Um in der Bankenwelt erfolgreich zu sein und sogar die Richtung der Branche zu beeinflussen, reicht es nicht aus, sich nur mit IT und Technologie auszukennen. Genauso wichtig ist ein breites Wissen über das Bankwesen als solches, wie zum Beispiel über die aktuellen Regulierungen oder die Prozesse. Wie sonst kann man eine Technologie entwickeln, die diesen Vorgaben entspricht? Die Gründung von Tuum verlief reibungslos, weil wir unsere jahrzehntelange Erfahrung mit der Transformation etablierter Banken mit unserem technologischen Know-how kombiniert haben, um ein Produkt zu entwickeln, das der Markt verlangt. Und es hat funktioniert: In den ersten zwei Jahren vor unserer ersten Finanzierungsrunde war unser Cashflow positiv, ohne dass wir auf Geld von externen Investoren zurückgegriffen haben.
Wo geht der Weg hin? Wo sehen Sie sich in fünf Jahren?
Ich würde jetzt gerne sagen, dass ich irgendwo in der Karibik ein Glas Champagner nippe, aber die Vorstellung ist in meinem Kopf wahrscheinlich besser als es in der Realität dann wirklich ist.
Spaß beiseite. Selbstverständlich sehe ich mich noch bei Tuum, aber vielleicht in einer etwas anderen Rolle. Heute sind wir sehr Gründer-geführt. Während das Unternehmen wächst, möchte ich, dass es von professionellen Managern geführt wird. Ich möchte mich zurückziehen, um mich auf die Strategie und die Richtung, die wir einschlagen, zu konzentrieren. Also weniger nach innen und dafür mehr nach außen schauen.
Zum Schluss: Welche 3 Tipps würden Sie angehenden Gründerinnen mit auf den Weg geben?

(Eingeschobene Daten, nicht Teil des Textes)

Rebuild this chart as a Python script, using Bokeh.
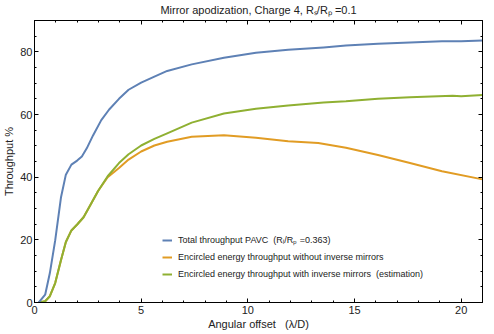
from bokeh.plotting import figure
from bokeh.models import (FixedTicker, LinearAxis, Legend, LegendItem, Range1d,
                          CustomLabelingPolicy)
from bokeh.embed import file_html
from bokeh.resources import INLINE

# ---- data ----
blue_x = [0.2, 0.5, 0.72, 0.97, 1.24, 1.47, 1.73, 2.0, 2.22, 2.45, 2.75, 3.13, 3.5, 3.96,
          4.41, 5.0, 5.62, 6.22, 7.37, 8.88, 10.38, 11.89, 13.55, 14.6, 16.1, 17.6, 19.1, 20.0, 21.0]
blue_y = [0, 2.5, 9.4, 19.8, 33.5, 40.8, 44, 45.3, 46.6, 49.2, 53.4, 58.2, 61.6, 65,
          67.9, 70.2, 72.1, 73.9, 76, 78.1, 79.7, 80.7, 81.4, 82, 82.6, 83, 83.4, 83.4, 83.6]

green_x = [0.2, 0.5, 0.72, 0.97, 1.24, 1.47, 1.73, 2.0, 2.3, 2.6, 2.98, 3.43, 3.96, 4.41,
           5.0, 5.62, 6.22, 7.37, 8.88, 10.38, 11.89, 13.55, 14.6, 16.1, 17.6, 19.6, 20.0, 21.0]
green_y = [0, 0.4, 2, 6.2, 13.5, 19.3, 23, 24.9, 27.2, 30.9, 35.6, 40.3, 44.5, 47.3,
           50.1, 52.2, 54, 57.4, 60.3, 61.8, 62.9, 63.8, 64.2, 65, 65.5, 66.0, 65.8, 66.2]

orange_x = [0.2, 0.5, 0.72, 0.97, 1.24, 1.47, 1.73, 2.0, 2.3, 2.6, 2.98, 3.43, 3.96, 4.41,
            5.0, 5.62, 6.22, 7.37, 8.88, 10.38, 11.89, 13.3, 14.6, 16.1, 17.6, 19.1, 21.0]
orange_y = [0, 0.4, 2, 6.2, 13.5, 19.3, 23, 24.9, 27.2, 30.9, 35.6, 40.0, 42.9, 45.6,
            48.2, 50.1, 51.3, 52.9, 53.4, 52.6, 51.5, 50.9, 49.4, 47.1, 44.5, 41.9, 39.3]

x_major = [0, 5, 10, 15, 20]
x_minor = list(range(0, 22))
y_major = [0, 20, 40, 60, 80]
y_minor = list(range(0, 91, 5))

NB = "\u00a0"
labels = ["Total throughput PAVC" + NB + NB + "(R\u1d62/R\u209a" + NB + "=0.363)",
          "Encircled energy throughput without inverse mirrors",
          "Encircled energy throughput with inverse mirrors" + NB + NB + "(estimation)"]
colors = ["#5E81B5", "#E19C24", "#8FB032"]

FONT = "Liberation Sans"
TXT = "#222222"

p = figure(width=486, height=332, output_backend="svg", toolbar_location=None,
           x_range=Range1d(0, 21), y_range=Range1d(0, 90),
           title="Mirror apodization, Charge 4, R\u209b/R\u209a" + NB + "=0.1")
p.min_border_left = 0
p.min_border_right = 2
p.min_border_top = 0
p.min_border_bottom = 0
p.title.align = "center"
p.title.text_font = FONT
p.title.text_font_style = "normal"
p.title.text_font_size = "11px"
p.title.text_color = TXT
p.title.standoff = 2
p.grid.visible = False
p.outline_line_color = "black"
p.outline_line_width = 1

r_orange = p.line(orange_x, orange_y, line_color=colors[1], line_width=2, line_join="round")
r_green = p.line(green_x, green_y, line_color=colors[2], line_width=2, line_join="round")
r_blue = p.line(blue_x, blue_y, line_color=colors[0], line_width=2, line_join="round")

hide_all = CustomLabelingPolicy(code="""
for (const i of indices) { indices.unset(i) }
return indices
""")

def style_axis(ax, ticks, minors, show_labels, lab_standoff=2, ax_standoff=2):
    ax.ticker = FixedTicker(ticks=ticks, minor_ticks=minors)
    ax.axis_line_color = "black"
    ax.axis_line_width = 1
    ax.major_tick_in = 4
    ax.major_tick_out = 0
    ax.minor_tick_in = 2
    ax.minor_tick_out = 0
    ax.major_tick_line_color = "black"
    ax.minor_tick_line_color = "black"
    if show_labels:
        ax.major_label_text_font = FONT
        ax.major_label_text_font_size = "11px"
        ax.major_label_text_color = TXT
        ax.major_label_standoff = lab_standoff
        ax.axis_label_text_font = FONT
        ax.axis_label_text_font_size = "11px"
        ax.axis_label_text_font_style = "normal"
        ax.axis_label_text_color = TXT
        ax.axis_label_standoff = ax_standoff
    else:
        ax.major_label_policy = hide_all
        ax.major_label_text_font_size = "1px"
        ax.major_label_standoff = 0

xa = p.xaxis[0]
ya = p.yaxis[0]
style_axis(xa, x_major, x_minor, True, lab_standoff=3, ax_standoff=1)
style_axis(ya, y_major, y_minor, True, lab_standoff=2, ax_standoff=2)
xa.axis_label = "Angular offset" + NB * 3 + "(\u03bb/D)"
ya.axis_label = "Throughput %"

top = LinearAxis()
style_axis(top, x_major, x_minor, False)
p.add_layout(top, "above")
right = LinearAxis()
style_axis(right, y_major, y_minor, False)
p.add_layout(right, "right")

legend = Legend(items=[LegendItem(label=labels[0], renderers=[r_blue]),
                       LegendItem(label=labels[1], renderers=[r_orange]),
                       LegendItem(label=labels[2], renderers=[r_green])],
                location=(128, 22))
legend.border_line_color = None
legend.background_fill_alpha = 0
legend.padding = 0
legend.margin = 0
legend.spacing = 5
legend.label_text_font = FONT
legend.label_text_font_size = "9px"
legend.label_text_color = TXT
legend.label_height = 12
legend.glyph_height = 12
legend.glyph_width = 10
legend.label_standoff = 6
p.add_layout(legend, "center")

open("out.html", "w").write(file_html(p, INLINE))
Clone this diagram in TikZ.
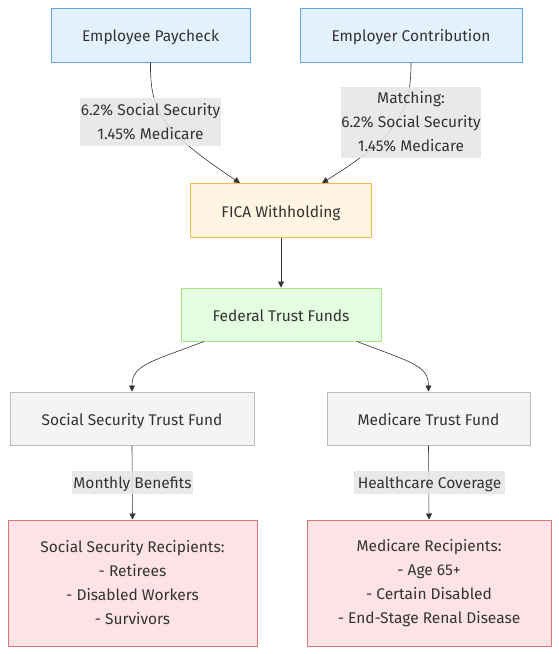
\documentclass[tikz,border=0pt]{standalone}
\usepackage{fontspec}
\setmainfont{Fira Sans}
\usetikzlibrary{arrows.meta,calc}
\definecolor{bluefill}{HTML}{E3F0FD}
\definecolor{bluedraw}{HTML}{63A4EE}
\definecolor{orfill}{HTML}{FFF5E2}
\definecolor{ordraw}{HTML}{F5BA52}
\definecolor{grfill}{HTML}{E4FCE0}
\definecolor{grdraw}{HTML}{A8E68A}
\definecolor{gyfill}{HTML}{F4F4F4}
\definecolor{gydraw}{HTML}{BBBBBB}
\definecolor{rdfill}{HTML}{FDE3E5}
\definecolor{rddraw}{HTML}{E0737C}
\definecolor{txt}{HTML}{333333}
\definecolor{lblfill}{HTML}{E6E6E6}
\tikzset{
  box/.style={draw, line width=1pt, text=txt, font=\fontsize{15.5}{24}\selectfont, align=center, inner sep=0pt},
  oneline/.style={text height=14pt, text depth=1pt},
  bluebox/.style={box, fill=bluefill, draw=bluedraw},
  orbox/.style={box, fill=orfill, draw=ordraw},
  grbox/.style={box, fill=grfill, draw=grdraw},
  gybox/.style={box, fill=gyfill, draw=gydraw},
  rdbox/.style={box, fill=rdfill, draw=rddraw},
  edge/.style={draw=txt, line width=0.6pt, -{Triangle[length=6pt,width=6pt]}},
  lbl/.style={fill=lblfill, fill opacity=0.85, text opacity=1, text=txt, font=\fontsize{15.5}{24}\selectfont, align=center, inner sep=0pt}
}
\begin{document}
\begin{tikzpicture}[x=1pt,y=-1pt]
\useasboundingbox (0,0) rectangle (559,654);
\fill[white] (0,0) rectangle (559,654);
\node[bluebox, oneline, minimum width=199pt, minimum height=54pt] (ep) at (150.5,35) {Employee Paycheck};
\node[bluebox, oneline, minimum width=222pt, minimum height=54pt] (ec) at (411,35) {Employer Contribution};
\node[orbox, oneline, minimum width=181pt, minimum height=54pt] (fica) at (281,210.5) {FICA Withholding};
\node[grbox, oneline, minimum width=200pt, minimum height=53pt] (fed) at (281,314.5) {Federal Trust Funds};
\node[gybox, oneline, minimum width=244pt, minimum height=53pt] (sstf) at (132,418.5) {Social Security Trust Fund};
\node[gybox, oneline, minimum width=203pt, minimum height=53pt] (mtf) at (428.5,418.5) {Medicare Trust Fund};
\node[rdbox, minimum width=249pt, minimum height=126pt] (ssr) at (132.5,583) {Social Security Recipients:\\- Retirees\\- Disabled Workers\\- Survivors};
\node[rdbox, minimum width=244pt, minimum height=126pt] (mr) at (429,583) {Medicare Recipients:\\- Age 65+\\- Certain Disabled\\- End-Stage Renal Disease};
% edges
\draw[edge] (ep.south) .. controls (150,110) and (160,130) .. ($(fica.north)+(-41,0)$);
\draw[edge] (ec.south) .. controls (411,110) and (400,135) .. ($(fica.north)+(41,0)$);
\draw[edge] (fica.south) -- (fed.north);
\draw[edge] ($(fed.south)+(-77,0)$) .. controls (150,362) and (132,365) .. (sstf.north);
\draw[edge] ($(fed.south)+(76,0)$) .. controls (410,362) and (428.5,365) .. (mtf.north);
\draw[edge] (sstf.south) -- (ssr.north);
\draw[edge] (mtf.south) -- (mr.north);
% labels
\node[lbl, minimum width=141pt, minimum height=48pt] (l1) at (150.5,122) {6.2\% Social Security\\1.45\% Medicare};
\node[lbl, minimum width=140pt, minimum height=71pt] (l2) at (411,122) {Matching:\\6.2\% Social Security\\1.45\% Medicare};
\node[lbl, oneline, minimum width=121pt, minimum height=23pt] (l3) at (132.5,482) {Monthly Benefits};
\node[lbl, oneline, minimum width=151pt, minimum height=23pt] (l4) at (429.5,482) {Healthcare Coverage};
\end{tikzpicture}
\end{document}
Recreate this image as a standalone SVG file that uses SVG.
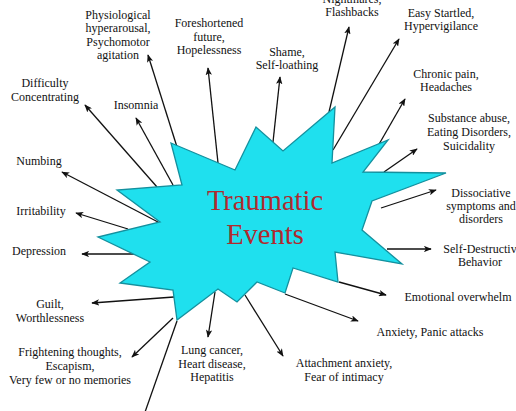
<svg xmlns="http://www.w3.org/2000/svg" width="516" height="411" viewBox="0 0 516 411">
<style>
.lbl{font-family:"Liberation Serif","Times New Roman",serif;font-size:12px;fill:#111;text-anchor:middle}
.con{stroke:#111;stroke-width:1.3;fill:none}
.arr{marker-end:url(#ah)}
.title{font-family:"Liberation Serif","Times New Roman",serif;font-size:28.5px;fill:#B02A2E;text-anchor:middle}
</style>
<defs>
<marker id="ah" viewBox="0 0 10 8" refX="9" refY="4" markerWidth="8" markerHeight="6.4" markerUnits="userSpaceOnUse" orient="auto">
<path d="M0,0 L10,4 L0,8 L2.5,4 z" fill="#111"/>
</marker>
</defs>
<rect width="516" height="411" fill="#fff"/>
<g id="connectors">
<line class="con arr" x1="177" y1="147" x2="148" y2="55"/>
<line class="con arr" x1="218" y1="163" x2="208" y2="68"/>
<line class="con arr" x1="273" y1="142" x2="280" y2="77"/>
<line class="con arr" x1="329" y1="112" x2="349" y2="27"/>
<line class="con arr" x1="333" y1="150" x2="399" y2="39"/>
<line class="con arr" x1="378" y1="146" x2="405" y2="99"/>
<line class="con arr" x1="384" y1="172" x2="417" y2="149"/>
<line class="con arr" x1="381" y1="208" x2="436" y2="190"/>
<line class="con arr" x1="387" y1="249" x2="431" y2="249"/>
<line class="con arr" x1="339" y1="282" x2="386" y2="295"/>
<line class="con arr" x1="285" y1="294" x2="358" y2="321"/>
<line class="con arr" x1="245" y1="295" x2="283" y2="356"/>
<line class="con arr" x1="215" y1="292" x2="208" y2="337"/>
<line class="con" x1="177" y1="321" x2="144" y2="415"/>
<line class="con arr" x1="173" y1="318" x2="132" y2="357"/>
<line class="con arr" x1="174" y1="297" x2="92" y2="303"/>
<line class="con arr" x1="137" y1="254" x2="82" y2="254"/>
<line class="con arr" x1="128" y1="229" x2="76" y2="213"/>
<line class="con arr" x1="158" y1="222" x2="62" y2="172"/>
<line class="con arr" x1="157" y1="187" x2="85" y2="105"/>
<line class="con arr" x1="173" y1="185" x2="136" y2="118"/>
</g>
<g id="traumatic-events">
<polygon points="171,143 235,170 256,127 283,151 335,107 332,163 388,140 363,172 446,173 372,201 362,230 402,264 335,252 338,282 293,268 285,293 257,282 237,302 218,289 177,320 173,290 120,283 150,262 98,237 160,222 117,190 182,185" fill="#1FE0EE" stroke="#14909E" stroke-width="1.3" stroke-linejoin="miter"/>
<text class="title" x="265" y="210">Traumatic</text>
<text class="title" x="265" y="244">Events</text>
</g>
<g id="physiological"><text class="lbl" x="118" y="19">Physiological</text><text class="lbl" x="118" y="32">hyperarousal,</text><text class="lbl" x="118" y="45.5">Psychomotor</text><text class="lbl" x="118" y="58.5">agitation</text></g>
<g id="foreshortened"><text class="lbl" x="209" y="27">Foreshortened</text><text class="lbl" x="209" y="40.5">future,</text><text class="lbl" x="209" y="54">Hopelessness</text></g>
<g id="shame"><text class="lbl" x="287" y="56">Shame,</text><text class="lbl" x="287" y="69">Self-loathing</text></g>
<g id="nightmares"><text class="lbl" x="352" y="3">Nightmares,</text><text class="lbl" x="352" y="16">Flashbacks</text></g>
<g id="easy-startled"><text class="lbl" x="441" y="17">Easy Startled,</text><text class="lbl" x="441" y="30">Hypervigilance</text></g>
<g id="chronic-pain"><text class="lbl" x="446" y="78">Chronic pain,</text><text class="lbl" x="446" y="91">Headaches</text></g>
<g id="substance"><text class="lbl" x="469" y="122">Substance abuse,</text><text class="lbl" x="469" y="136">Eating Disorders,</text><text class="lbl" x="469" y="150">Suicidality</text></g>
<g id="dissociative"><text class="lbl" x="481" y="197">Dissociative</text><text class="lbl" x="481" y="210">symptoms and</text><text class="lbl" x="481" y="223">disorders</text></g>
<g id="self-destructive"><text class="lbl" x="480" y="253">Self-Destructiv</text><text class="lbl" x="480" y="266">Behavior</text></g>
<g id="emotional"><text class="lbl" x="458" y="301">Emotional overwhelm</text></g>
<g id="anxiety"><text class="lbl" x="430" y="336">Anxiety, Panic attacks</text></g>
<g id="attachment"><text class="lbl" x="344" y="367">Attachment anxiety,</text><text class="lbl" x="344" y="381">Fear of intimacy</text></g>
<g id="lung-cancer"><text class="lbl" x="212" y="354">Lung cancer,</text><text class="lbl" x="212" y="368">Heart disease,</text><text class="lbl" x="212" y="381">Hepatitis</text></g>
<g id="frightening"><text class="lbl" x="70" y="356">Frightening thoughts,</text><text class="lbl" x="70" y="370">Escapism,</text><text class="lbl" x="70" y="384">Very few or no memories</text></g>
<g id="guilt"><text class="lbl" x="50" y="308">Guilt,</text><text class="lbl" x="50" y="322">Worthlessness</text></g>
<g id="depression"><text class="lbl" x="39" y="255">Depression</text></g>
<g id="irritability"><text class="lbl" x="41" y="215">Irritability</text></g>
<g id="numbing"><text class="lbl" x="39" y="165">Numbing</text></g>
<g id="difficulty"><text class="lbl" x="45" y="87">Difficulty</text><text class="lbl" x="45" y="101">Concentrating</text></g>
<g id="insomnia"><text class="lbl" x="136" y="109">Insomnia</text></g>
</svg>
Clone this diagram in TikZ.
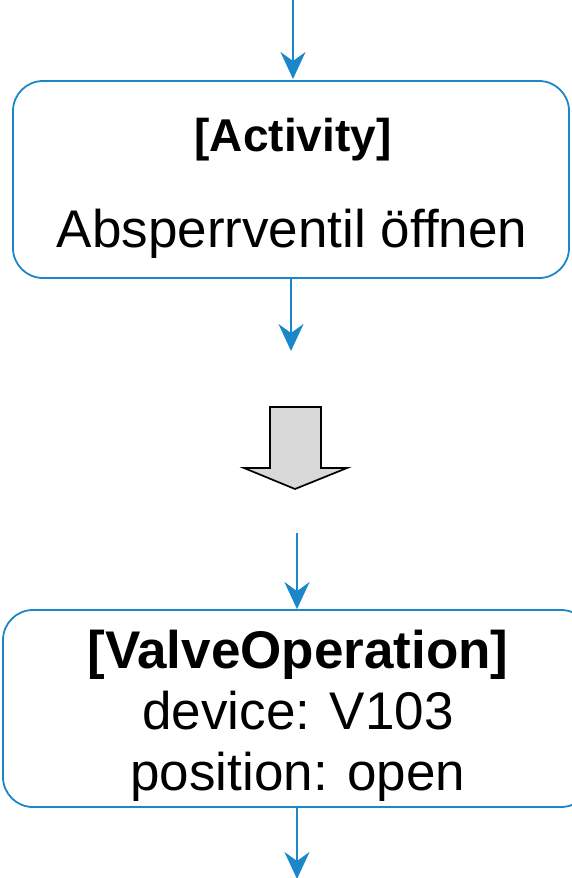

Ich habe etwas gemischte Gefühle, wenn es darum geht, weiblichen Gründern Ratschläge zu geben. Einerseits bin ich der Meinung, dass wir aufhören sollten, das Geschlecht in den Vordergrund zu stellen. Frauen sind genauso gut in der Lage, Unternehmen zu gründen und zu leiten, wie Männer. Es sollte nicht als Problem dargestellt werden, das es zu lösen gilt. Andererseits ist es ein berechtigtes Thema. Solange wir nicht von mehr Frauen lesen, die ein Unternehmen gründen, und solange wir nicht an Veranstaltungen teilnehmen und eine gleichmäßige Verteilung von Männern und Frauen im Raum sehen, müssen wir dieses Anliegen weiterhin hervorheben.
Meine drei Tipps lauten also:
Sie müssen nicht alles wissen, um erfolgreich zu sein!
Scheuen Sie sich nicht, Fragen zu stellen!
Seien Sie sie selbst. Versuchen Sie nicht, sich an diese „Männerwelt“ anzupassen, indem Sie genauso sind oder handeln wie die Männer um Sie herum. Ihre Stärke ist, dass sie eine Frau sind; dass Sie sie selbst sind.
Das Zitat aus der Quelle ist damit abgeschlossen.